» **TASK DETAILS**
Find every line with "this" in it, then report how many there are and nothing more.

» **SUPPLIED INFORMATION**
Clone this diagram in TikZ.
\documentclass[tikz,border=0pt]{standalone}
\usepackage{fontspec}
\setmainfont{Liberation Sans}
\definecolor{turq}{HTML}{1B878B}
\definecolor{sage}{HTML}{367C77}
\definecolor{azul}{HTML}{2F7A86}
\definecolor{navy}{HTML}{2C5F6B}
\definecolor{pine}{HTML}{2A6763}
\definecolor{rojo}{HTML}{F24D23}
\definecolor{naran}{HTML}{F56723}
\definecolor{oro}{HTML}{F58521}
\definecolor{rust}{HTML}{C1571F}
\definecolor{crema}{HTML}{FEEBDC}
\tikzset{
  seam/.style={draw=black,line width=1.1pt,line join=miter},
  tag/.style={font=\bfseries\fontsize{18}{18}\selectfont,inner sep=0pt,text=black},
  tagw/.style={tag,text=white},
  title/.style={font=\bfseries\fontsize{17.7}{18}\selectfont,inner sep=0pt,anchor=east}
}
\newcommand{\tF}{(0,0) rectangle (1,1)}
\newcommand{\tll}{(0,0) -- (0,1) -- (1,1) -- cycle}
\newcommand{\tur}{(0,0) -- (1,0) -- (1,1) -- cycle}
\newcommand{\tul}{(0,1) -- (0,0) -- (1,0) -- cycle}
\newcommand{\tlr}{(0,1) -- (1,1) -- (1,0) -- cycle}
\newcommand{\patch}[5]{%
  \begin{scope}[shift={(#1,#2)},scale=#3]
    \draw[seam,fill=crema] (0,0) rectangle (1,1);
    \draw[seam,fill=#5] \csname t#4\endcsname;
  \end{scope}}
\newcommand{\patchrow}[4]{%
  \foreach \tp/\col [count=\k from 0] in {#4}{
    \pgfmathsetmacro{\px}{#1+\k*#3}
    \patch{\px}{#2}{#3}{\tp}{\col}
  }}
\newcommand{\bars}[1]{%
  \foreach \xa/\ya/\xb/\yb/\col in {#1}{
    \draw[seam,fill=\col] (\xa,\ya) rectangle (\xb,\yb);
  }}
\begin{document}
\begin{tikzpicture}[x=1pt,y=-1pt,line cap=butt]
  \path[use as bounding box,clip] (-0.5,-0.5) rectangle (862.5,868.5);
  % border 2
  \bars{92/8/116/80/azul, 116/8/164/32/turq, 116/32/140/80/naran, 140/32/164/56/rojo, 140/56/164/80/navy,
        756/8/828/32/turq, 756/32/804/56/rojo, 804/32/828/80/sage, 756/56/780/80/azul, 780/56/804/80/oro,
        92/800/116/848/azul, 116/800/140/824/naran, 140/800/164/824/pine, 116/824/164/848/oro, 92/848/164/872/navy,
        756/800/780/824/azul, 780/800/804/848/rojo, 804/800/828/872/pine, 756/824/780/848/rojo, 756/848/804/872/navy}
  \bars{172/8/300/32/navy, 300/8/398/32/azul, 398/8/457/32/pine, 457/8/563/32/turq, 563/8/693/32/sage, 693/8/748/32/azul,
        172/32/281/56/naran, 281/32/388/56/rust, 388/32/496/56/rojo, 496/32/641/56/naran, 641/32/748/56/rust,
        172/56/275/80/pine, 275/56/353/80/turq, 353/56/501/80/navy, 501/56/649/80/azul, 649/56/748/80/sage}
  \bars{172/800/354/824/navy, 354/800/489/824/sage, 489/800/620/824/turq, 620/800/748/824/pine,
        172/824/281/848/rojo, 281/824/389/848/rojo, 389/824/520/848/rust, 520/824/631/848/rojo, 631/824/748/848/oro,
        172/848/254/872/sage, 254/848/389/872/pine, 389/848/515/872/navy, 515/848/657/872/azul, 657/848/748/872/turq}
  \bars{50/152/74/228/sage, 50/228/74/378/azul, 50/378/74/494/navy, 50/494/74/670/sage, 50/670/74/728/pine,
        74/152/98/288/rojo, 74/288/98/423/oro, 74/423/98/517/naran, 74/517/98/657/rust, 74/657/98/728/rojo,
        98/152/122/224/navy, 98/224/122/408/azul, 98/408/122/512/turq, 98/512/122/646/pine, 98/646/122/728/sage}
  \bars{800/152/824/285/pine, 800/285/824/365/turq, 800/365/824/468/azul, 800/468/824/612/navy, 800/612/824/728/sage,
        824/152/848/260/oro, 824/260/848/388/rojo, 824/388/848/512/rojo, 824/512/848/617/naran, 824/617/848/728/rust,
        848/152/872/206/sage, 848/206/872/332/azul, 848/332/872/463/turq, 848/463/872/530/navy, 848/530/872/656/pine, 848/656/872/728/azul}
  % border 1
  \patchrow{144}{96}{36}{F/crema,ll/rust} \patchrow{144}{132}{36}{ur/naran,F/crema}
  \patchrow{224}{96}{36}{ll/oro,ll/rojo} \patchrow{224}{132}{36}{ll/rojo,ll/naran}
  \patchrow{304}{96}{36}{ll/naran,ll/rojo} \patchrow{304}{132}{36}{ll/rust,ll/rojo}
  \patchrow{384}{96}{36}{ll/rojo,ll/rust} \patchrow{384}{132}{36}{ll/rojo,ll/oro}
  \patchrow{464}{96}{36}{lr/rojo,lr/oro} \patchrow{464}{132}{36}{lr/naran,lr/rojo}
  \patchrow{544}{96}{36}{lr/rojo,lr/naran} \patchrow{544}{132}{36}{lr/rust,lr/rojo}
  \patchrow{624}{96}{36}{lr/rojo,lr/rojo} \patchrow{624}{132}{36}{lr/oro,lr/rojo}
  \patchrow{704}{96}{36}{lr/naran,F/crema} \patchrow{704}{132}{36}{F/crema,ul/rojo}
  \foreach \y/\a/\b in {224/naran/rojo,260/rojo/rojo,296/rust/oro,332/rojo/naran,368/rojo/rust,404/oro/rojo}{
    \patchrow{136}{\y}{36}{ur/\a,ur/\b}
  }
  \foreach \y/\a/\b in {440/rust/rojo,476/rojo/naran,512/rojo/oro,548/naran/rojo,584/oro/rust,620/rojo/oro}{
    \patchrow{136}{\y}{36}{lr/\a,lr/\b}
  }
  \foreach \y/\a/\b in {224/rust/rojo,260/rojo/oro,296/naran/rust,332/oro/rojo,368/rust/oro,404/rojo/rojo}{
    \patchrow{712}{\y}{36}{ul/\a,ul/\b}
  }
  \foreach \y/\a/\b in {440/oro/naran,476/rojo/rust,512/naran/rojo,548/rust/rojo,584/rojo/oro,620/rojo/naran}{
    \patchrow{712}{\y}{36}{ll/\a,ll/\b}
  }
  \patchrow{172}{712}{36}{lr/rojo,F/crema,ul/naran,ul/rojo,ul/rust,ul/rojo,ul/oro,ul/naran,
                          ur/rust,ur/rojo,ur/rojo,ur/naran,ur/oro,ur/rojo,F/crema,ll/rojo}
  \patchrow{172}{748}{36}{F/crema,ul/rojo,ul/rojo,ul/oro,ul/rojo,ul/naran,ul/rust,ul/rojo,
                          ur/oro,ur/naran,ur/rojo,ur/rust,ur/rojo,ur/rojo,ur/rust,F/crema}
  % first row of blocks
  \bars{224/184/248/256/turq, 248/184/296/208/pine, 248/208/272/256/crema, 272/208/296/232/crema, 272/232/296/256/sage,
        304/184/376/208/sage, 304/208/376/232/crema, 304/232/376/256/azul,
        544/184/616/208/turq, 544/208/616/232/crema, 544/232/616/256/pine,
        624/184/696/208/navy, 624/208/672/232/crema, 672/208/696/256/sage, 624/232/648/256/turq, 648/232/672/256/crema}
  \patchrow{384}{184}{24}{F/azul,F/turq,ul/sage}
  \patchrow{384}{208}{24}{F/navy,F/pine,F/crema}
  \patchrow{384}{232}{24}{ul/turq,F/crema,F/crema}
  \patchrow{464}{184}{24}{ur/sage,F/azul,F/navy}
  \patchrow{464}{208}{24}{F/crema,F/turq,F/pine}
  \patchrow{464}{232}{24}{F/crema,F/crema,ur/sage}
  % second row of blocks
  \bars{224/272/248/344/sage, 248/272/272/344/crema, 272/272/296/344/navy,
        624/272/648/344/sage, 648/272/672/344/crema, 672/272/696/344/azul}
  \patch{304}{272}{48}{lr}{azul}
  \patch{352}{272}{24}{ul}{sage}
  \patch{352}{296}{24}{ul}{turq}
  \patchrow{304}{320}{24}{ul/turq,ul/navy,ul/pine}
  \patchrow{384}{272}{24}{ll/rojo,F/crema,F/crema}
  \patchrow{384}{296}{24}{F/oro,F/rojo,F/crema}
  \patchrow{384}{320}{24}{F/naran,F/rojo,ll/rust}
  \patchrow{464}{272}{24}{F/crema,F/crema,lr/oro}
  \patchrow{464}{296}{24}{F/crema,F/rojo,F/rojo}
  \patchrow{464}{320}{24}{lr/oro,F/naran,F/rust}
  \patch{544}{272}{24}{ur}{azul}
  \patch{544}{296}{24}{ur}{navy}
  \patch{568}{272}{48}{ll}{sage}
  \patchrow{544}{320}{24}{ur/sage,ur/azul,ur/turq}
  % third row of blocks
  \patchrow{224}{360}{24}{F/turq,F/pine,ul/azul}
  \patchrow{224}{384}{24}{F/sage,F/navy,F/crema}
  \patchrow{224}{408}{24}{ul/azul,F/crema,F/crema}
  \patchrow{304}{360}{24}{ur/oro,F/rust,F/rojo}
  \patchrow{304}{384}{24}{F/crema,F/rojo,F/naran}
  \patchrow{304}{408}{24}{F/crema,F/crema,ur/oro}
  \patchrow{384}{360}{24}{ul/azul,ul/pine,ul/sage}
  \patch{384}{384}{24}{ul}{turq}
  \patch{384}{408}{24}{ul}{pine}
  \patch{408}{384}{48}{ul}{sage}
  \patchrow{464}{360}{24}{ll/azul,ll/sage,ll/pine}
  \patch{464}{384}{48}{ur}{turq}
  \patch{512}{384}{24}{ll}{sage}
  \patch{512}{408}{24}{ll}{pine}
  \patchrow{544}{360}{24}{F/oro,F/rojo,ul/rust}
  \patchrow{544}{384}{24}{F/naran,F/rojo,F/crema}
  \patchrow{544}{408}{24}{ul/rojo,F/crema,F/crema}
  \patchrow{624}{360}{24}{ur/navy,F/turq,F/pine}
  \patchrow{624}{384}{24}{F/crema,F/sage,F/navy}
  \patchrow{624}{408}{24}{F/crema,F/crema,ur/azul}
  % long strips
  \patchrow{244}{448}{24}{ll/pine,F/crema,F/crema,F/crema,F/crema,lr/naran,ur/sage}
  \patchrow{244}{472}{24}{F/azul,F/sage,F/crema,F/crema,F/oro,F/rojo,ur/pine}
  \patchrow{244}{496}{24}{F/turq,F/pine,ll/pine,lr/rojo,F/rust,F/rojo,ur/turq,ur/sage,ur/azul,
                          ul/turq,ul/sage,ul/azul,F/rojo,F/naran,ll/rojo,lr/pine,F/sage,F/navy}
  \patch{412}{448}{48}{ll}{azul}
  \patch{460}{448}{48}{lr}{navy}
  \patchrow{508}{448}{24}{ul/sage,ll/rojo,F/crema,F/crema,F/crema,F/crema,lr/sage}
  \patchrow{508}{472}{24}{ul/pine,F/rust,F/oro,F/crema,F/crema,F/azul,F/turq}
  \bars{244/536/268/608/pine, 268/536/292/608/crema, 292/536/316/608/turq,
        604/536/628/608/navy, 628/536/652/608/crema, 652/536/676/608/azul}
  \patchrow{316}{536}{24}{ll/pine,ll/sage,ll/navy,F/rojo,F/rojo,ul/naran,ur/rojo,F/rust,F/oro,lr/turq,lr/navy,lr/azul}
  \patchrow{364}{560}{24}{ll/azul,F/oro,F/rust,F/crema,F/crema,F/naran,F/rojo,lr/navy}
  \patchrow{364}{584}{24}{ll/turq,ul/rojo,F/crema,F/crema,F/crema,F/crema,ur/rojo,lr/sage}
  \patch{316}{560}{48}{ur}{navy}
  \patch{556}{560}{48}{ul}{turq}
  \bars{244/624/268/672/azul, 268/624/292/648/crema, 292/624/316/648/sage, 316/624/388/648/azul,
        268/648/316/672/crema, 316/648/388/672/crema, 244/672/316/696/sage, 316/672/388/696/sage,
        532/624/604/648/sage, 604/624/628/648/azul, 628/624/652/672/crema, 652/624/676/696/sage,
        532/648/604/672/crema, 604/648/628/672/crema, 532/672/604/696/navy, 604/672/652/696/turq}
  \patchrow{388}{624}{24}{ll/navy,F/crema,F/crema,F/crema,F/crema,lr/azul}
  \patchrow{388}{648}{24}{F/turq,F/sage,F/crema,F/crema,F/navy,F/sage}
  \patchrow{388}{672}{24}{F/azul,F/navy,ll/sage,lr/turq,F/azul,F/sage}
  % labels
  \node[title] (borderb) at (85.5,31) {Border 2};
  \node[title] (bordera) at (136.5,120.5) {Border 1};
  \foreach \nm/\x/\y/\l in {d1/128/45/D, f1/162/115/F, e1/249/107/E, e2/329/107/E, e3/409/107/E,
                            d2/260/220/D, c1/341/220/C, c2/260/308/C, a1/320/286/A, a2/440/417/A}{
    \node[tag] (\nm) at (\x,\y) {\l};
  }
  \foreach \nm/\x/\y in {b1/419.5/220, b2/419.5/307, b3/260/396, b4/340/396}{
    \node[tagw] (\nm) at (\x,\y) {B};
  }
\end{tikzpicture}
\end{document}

--

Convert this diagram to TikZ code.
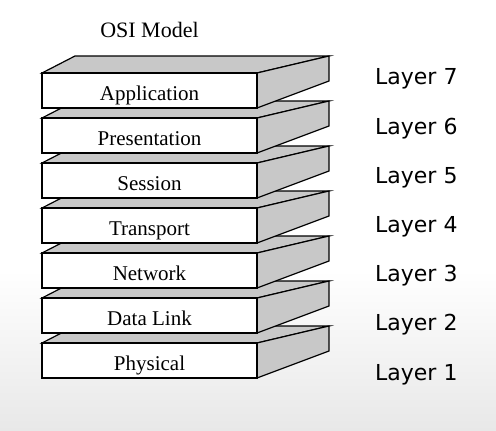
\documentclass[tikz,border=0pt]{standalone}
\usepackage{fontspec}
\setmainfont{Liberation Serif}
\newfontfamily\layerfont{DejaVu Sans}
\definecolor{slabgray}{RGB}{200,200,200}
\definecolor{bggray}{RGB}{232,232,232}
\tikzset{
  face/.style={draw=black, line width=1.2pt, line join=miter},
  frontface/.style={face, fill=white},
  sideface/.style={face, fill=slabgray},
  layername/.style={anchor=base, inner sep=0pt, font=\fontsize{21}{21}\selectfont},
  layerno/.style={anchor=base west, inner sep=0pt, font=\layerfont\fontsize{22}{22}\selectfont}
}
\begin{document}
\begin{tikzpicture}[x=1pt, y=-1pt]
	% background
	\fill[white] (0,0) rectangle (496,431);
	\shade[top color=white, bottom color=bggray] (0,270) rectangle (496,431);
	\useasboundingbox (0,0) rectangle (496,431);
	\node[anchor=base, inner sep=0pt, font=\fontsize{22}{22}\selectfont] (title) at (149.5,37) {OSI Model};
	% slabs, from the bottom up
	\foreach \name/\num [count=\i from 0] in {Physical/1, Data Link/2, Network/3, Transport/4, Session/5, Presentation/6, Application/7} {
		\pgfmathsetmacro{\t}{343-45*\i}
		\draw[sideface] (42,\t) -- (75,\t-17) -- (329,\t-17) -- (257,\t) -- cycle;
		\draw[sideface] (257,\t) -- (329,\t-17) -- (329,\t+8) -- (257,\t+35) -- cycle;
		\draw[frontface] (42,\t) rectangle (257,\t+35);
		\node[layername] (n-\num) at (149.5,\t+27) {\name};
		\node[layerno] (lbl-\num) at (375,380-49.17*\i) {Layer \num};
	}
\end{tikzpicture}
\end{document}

» **OUTPUT**
2